Pictures in the data below are not part of the copy; transcribe everything else exactly.

Data provided:
—————
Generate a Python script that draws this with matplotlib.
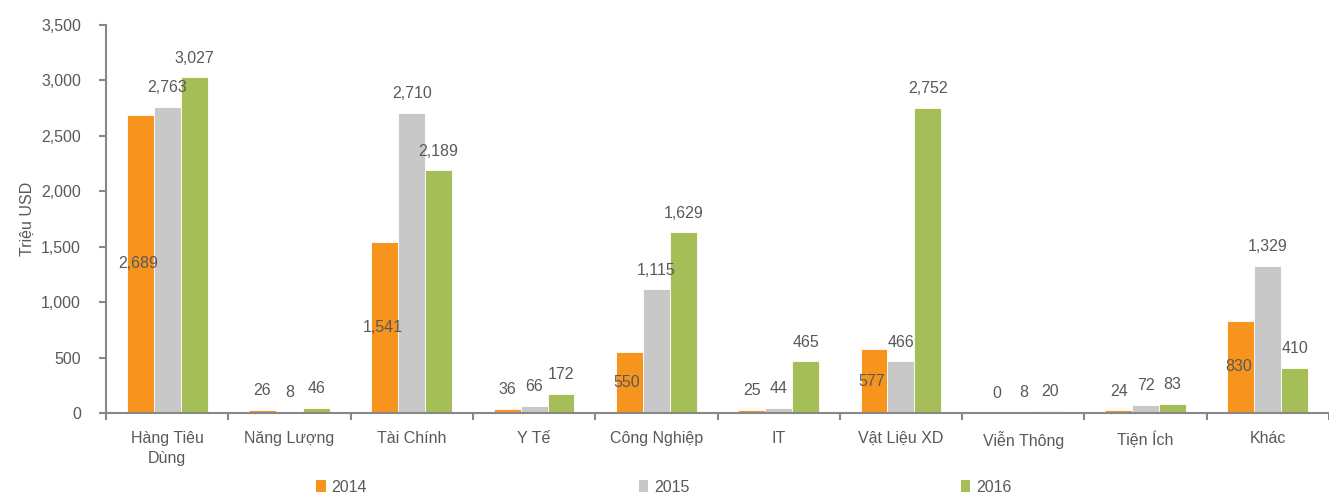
import matplotlib
matplotlib.use("Agg")
import matplotlib.pyplot as plt
import numpy as np
from matplotlib.patches import Patch

categories = ["Hàng Tiêu\nDùng", "Năng Lượng", "Tài Chính", "Y Tế", "Công Nghiệp",
              "IT", "Vật Liệu XD", "Viễn Thông", "Tiện Ích", "Khác"]
years = ["2014", "2015", "2016"]
v2014 = [2689, 26, 1541, 36, 550, 25, 577, 0, 24, 830]
v2015 = [2763, 8, 2710, 66, 1115, 44, 466, 8, 72, 1329]
v2016 = [3027, 46, 2189, 172, 1629, 465, 2752, 20, 83, 410]
colors = ["#F7941D", "#C8C8C8", "#A6BE58"]

plt.rcParams['font.family'] = ['Liberation Sans', 'DejaVu Sans']
txt = "#595959"
fs = 11.5

fig = plt.figure(figsize=(13.29, 4.95), dpi=100)
ax = fig.add_axes([106/1329, 1-413/495, 1-106/1329, (413-25)/495])

x = np.arange(len(categories))
w = 0.22
series = [v2014, v2015, v2016]
for i, (vals, c) in enumerate(zip(series, colors)):
    xs = x + (i - 1) * w
    ax.bar(xs, vals, width=w, color=c, edgecolor="white", linewidth=0.6, zorder=2)
    for xi, v in zip(xs, vals):
        if i == 0 and v >= 100:
            ax.text(xi - 0.02, v / 2, f"{v:,}", ha="center", va="center", fontsize=fs, color=txt, zorder=3)
        else:
            ax.annotate(f"{v:,}", (xi, v), xytext=(0, 8.5), textcoords="offset points",
                        ha="center", va="bottom", fontsize=fs, color=txt, zorder=3)

ax.set_xlim(-0.5, len(categories) - 0.5)
ax.set_ylim(0, 3500)
ax.set_yticks(np.arange(0, 3501, 500))
ax.set_yticklabels([f"{t:,}" for t in range(0, 3501, 500)])
ax.set_xticks(x)
ax.set_xticklabels(categories, linespacing=1.4)
ax.set_xticks(np.arange(-0.5, len(categories), 1), minor=True)
ax.tick_params(axis="x", which="major", length=0, pad=13, labelsize=fs, labelcolor=txt)
ax.tick_params(axis="x", which="minor", length=5, width=1.5, color="#888888", direction="out")
ax.tick_params(axis="y", length=5, width=1.5, color="#888888", pad=13, labelsize=fs, labelcolor=txt)

for s in ["top", "right"]:
    ax.spines[s].set_visible(False)
for s in ["left", "bottom"]:
    ax.spines[s].set_color("#888888")
    ax.spines[s].set_linewidth(1.5)

ax.set_ylabel("Triệu USD", fontsize=fs, color=txt)
ax.yaxis.set_label_coords(-0.0585, 0.5)

handles = [Patch(facecolor=c, edgecolor="none") for c in colors]
fig.legend(handles, years, ncol=3, loc="center", bbox_to_anchor=(0.4995, 0.016),
           frameon=False, fontsize=fs, labelcolor=txt, handlelength=0.6,
           handleheight=0.85, handletextpad=0.35, columnspacing=17.0,
           borderaxespad=0, borderpad=0)

fig.savefig("out.png", dpi=100)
—————
Written solution:
Generate a Python script that draws this with matplotlib.
import matplotlib
matplotlib.use("Agg")
import matplotlib.pyplot as plt
import numpy as np
from matplotlib.patches import Patch

categories = ["Hàng Tiêu\nDùng", "Năng Lượng", "Tài Chính", "Y Tế", "Công Nghiệp",
              "IT", "Vật Liệu XD", "Viễn Thông", "Tiện Ích", "Khác"]
years = ["2014", "2015", "2016"]
v2014 = [2689, 26, 1541, 36, 550, 25, 577, 0, 24, 830]
v2015 = [2763, 8, 2710, 66, 1115, 44, 466, 8, 72, 1329]
v2016 = [3027, 46, 2189, 172, 1629, 465, 2752, 20, 83, 410]
colors = ["#F7941D", "#C8C8C8", "#A6BE58"]

plt.rcParams['font.family'] = ['Liberation Sans', 'DejaVu Sans']
txt = "#595959"
fs = 11.5

fig = plt.figure(figsize=(13.29, 4.95), dpi=100)
ax = fig.add_axes([106/1329, 1-413/495, 1-106/1329, (413-25)/495])

x = np.arange(len(categories))
w = 0.22
series = [v2014, v2015, v2016]
for i, (vals, c) in enumerate(zip(series, colors)):
    xs = x + (i - 1) * w
    ax.bar(xs, vals, width=w, color=c, edgecolor="white", linewidth=0.6, zorder=2)
    for xi, v in zip(xs, vals):
        if i == 0 and v >= 100:
            ax.text(xi - 0.02, v / 2, f"{v:,}", ha="center", va="center", fontsize=fs, color=txt, zorder=3)
        else:
            ax.annotate(f"{v:,}", (xi, v), xytext=(0, 8.5), textcoords="offset points",
                        ha="center", va="bottom", fontsize=fs, color=txt, zorder=3)

ax.set_xlim(-0.5, len(categories) - 0.5)
ax.set_ylim(0, 3500)
ax.set_yticks(np.arange(0, 3501, 500))
ax.set_yticklabels([f"{t:,}" for t in range(0, 3501, 500)])
ax.set_xticks(x)
ax.set_xticklabels(categories, linespacing=1.4)
ax.set_xticks(np.arange(-0.5, len(categories), 1), minor=True)
ax.tick_params(axis="x", which="major", length=0, pad=13, labelsize=fs, labelcolor=txt)
ax.tick_params(axis="x", which="minor", length=5, width=1.5, color="#888888", direction="out")
ax.tick_params(axis="y", length=5, width=1.5, color="#888888", pad=13, labelsize=fs, labelcolor=txt)

for s in ["top", "right"]:
    ax.spines[s].set_visible(False)
for s in ["left", "bottom"]:
    ax.spines[s].set_color("#888888")
    ax.spines[s].set_linewidth(1.5)

ax.set_ylabel("Triệu USD", fontsize=fs, color=txt)
ax.yaxis.set_label_coords(-0.0585, 0.5)

handles = [Patch(facecolor=c, edgecolor="none") for c in colors]
fig.legend(handles, years, ncol=3, loc="center", bbox_to_anchor=(0.4995, 0.016),
           frameon=False, fontsize=fs, labelcolor=txt, handlelength=0.6,
           handleheight=0.85, handletextpad=0.35, columnspacing=17.0,
           borderaxespad=0, borderpad=0)

fig.savefig("out.png", dpi=100)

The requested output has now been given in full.